Domingo XV del tiempo ordinario, ciclo b
La Palabra de Dios siempre nos ofrece esa lucidez que procede de lo Alto para comprender nuestra propia realidad.
La primera de las lecturas tomada del profeta Amos es muy breve pero muy intensa. El profeta Amos lanza un mensaje al pueblo judío que no ha perdido actualidad a lo largo de los siglos. Él gozaba de una visión profética que le llevó a leer por dentro acontecimientos y situaciones que externamente solo hablaban de bienestar y prosperidad. Pero no valen estas situaciones, aparentemente benéficas, cuando todo está construido sobre el abandono de las más decisivas exigencias de la fe en el Señor. El profeta Amos nos dice que no puede haber religiosidad sin ética. Dicho con otras palabras: Sólo podremos ofrecer un culto agradable a Dios cuando nuestros comportamientos estén orientados en orden del bien. San Pablo lo dice empleando otras palabras: «Si alguno dice yo amo a Dios, y odia su hermano, es un mentiroso (1 Jn 4, 20a)». Cuando la ética no existe, cuando una persona obra al margen de lo que es bueno, la fe resulta algo vacío y el culto se convierte en una coartada sin eficacia. Porque hermanos, podremos engañar a las personas, sin embargo a Dios no se le puede engañar. Amos era muy claro, decía al pueblo judío lo siguiente: es cierto que el pueblo hebreo es el pueblo elegido por Dios para ser de su divina propiedad, pero a punto y seguido les recordaba la urgente responsabilidad que habían adquirido. Esto que nos enseña Amos es totalmente aplicable para cada uno de nosotros.

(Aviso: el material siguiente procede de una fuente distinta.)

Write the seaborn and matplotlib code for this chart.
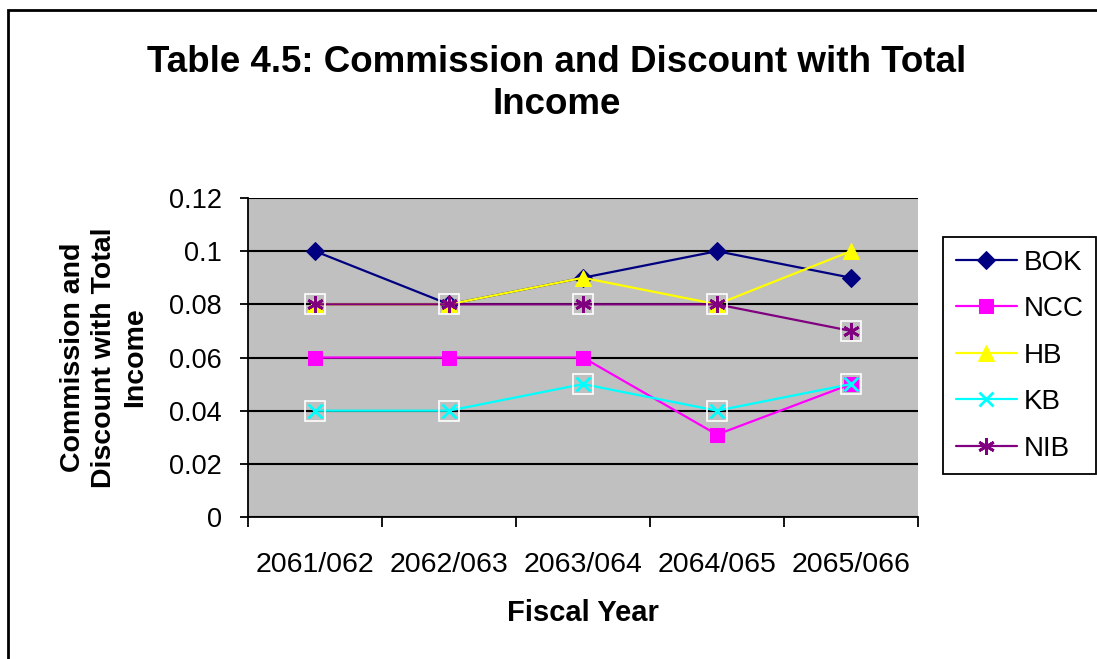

Muchos de los problemas que tenemos en nuestros pueblos es porque se ha generado una fractura entre el comportamiento y el culto agradable ante Dios. Es porque se ha generado un convencimiento de que no pasa nada cuando uno ‘despelleja al hermano’ y después acude, como si nada, al templo.
San Pablo en la carta a los Efesios, en la segunda de las lecturas, nos expone unas ideas bellísimas. He entresacado una: «Y nosotros, los que ya esperábamos en Cristo, seremos alabanza de su gloria». Aquí San Pablo nos gradúa nuestra visión desenfocada. Primero: estamos esperando a Cristo, luego nuestra alma está siendo acondicionada para acogerle y ‘apenas llame poderle abrir’. Implica que toda la fuerza de nuestra obrar, pensar y decir está encaminada hacia el bien, más aún, hacia la santidad. ¿Cabe aquí las críticas, la crispación, la murmuración, el sembrar cizaña, el enfrentamiento, la amenaza y la división?, claramente que no caben. Y la segunda de las ideas: Del mismo modo que una lámpara sin el aceite no puede cumplir su cometido de alumbrar, tampoco un cristiano puede ofrecer un culto agradable a Dios sino está repleto del aceite de la caridad fraterna. Sólo daremos alabanza a Dios cuando se abandone determinados hábitos reinantes que dañan la fraternidad cristiana.
Y el Evangelio va en la misma línea. El objetivo de los cristianos es anunciar la buena nueva del Reino de Dios. Y en concreto, aplicándolo a los presbíteros, proponer y nunca imponer la Palabra de Dios, siempre respetando la libertad de las personas, ahora bien, si el nombre de Cristo no es escuchado ni amado estamos dispuestos a sacudirnos el polvo de los pies y marchar a otros lugares.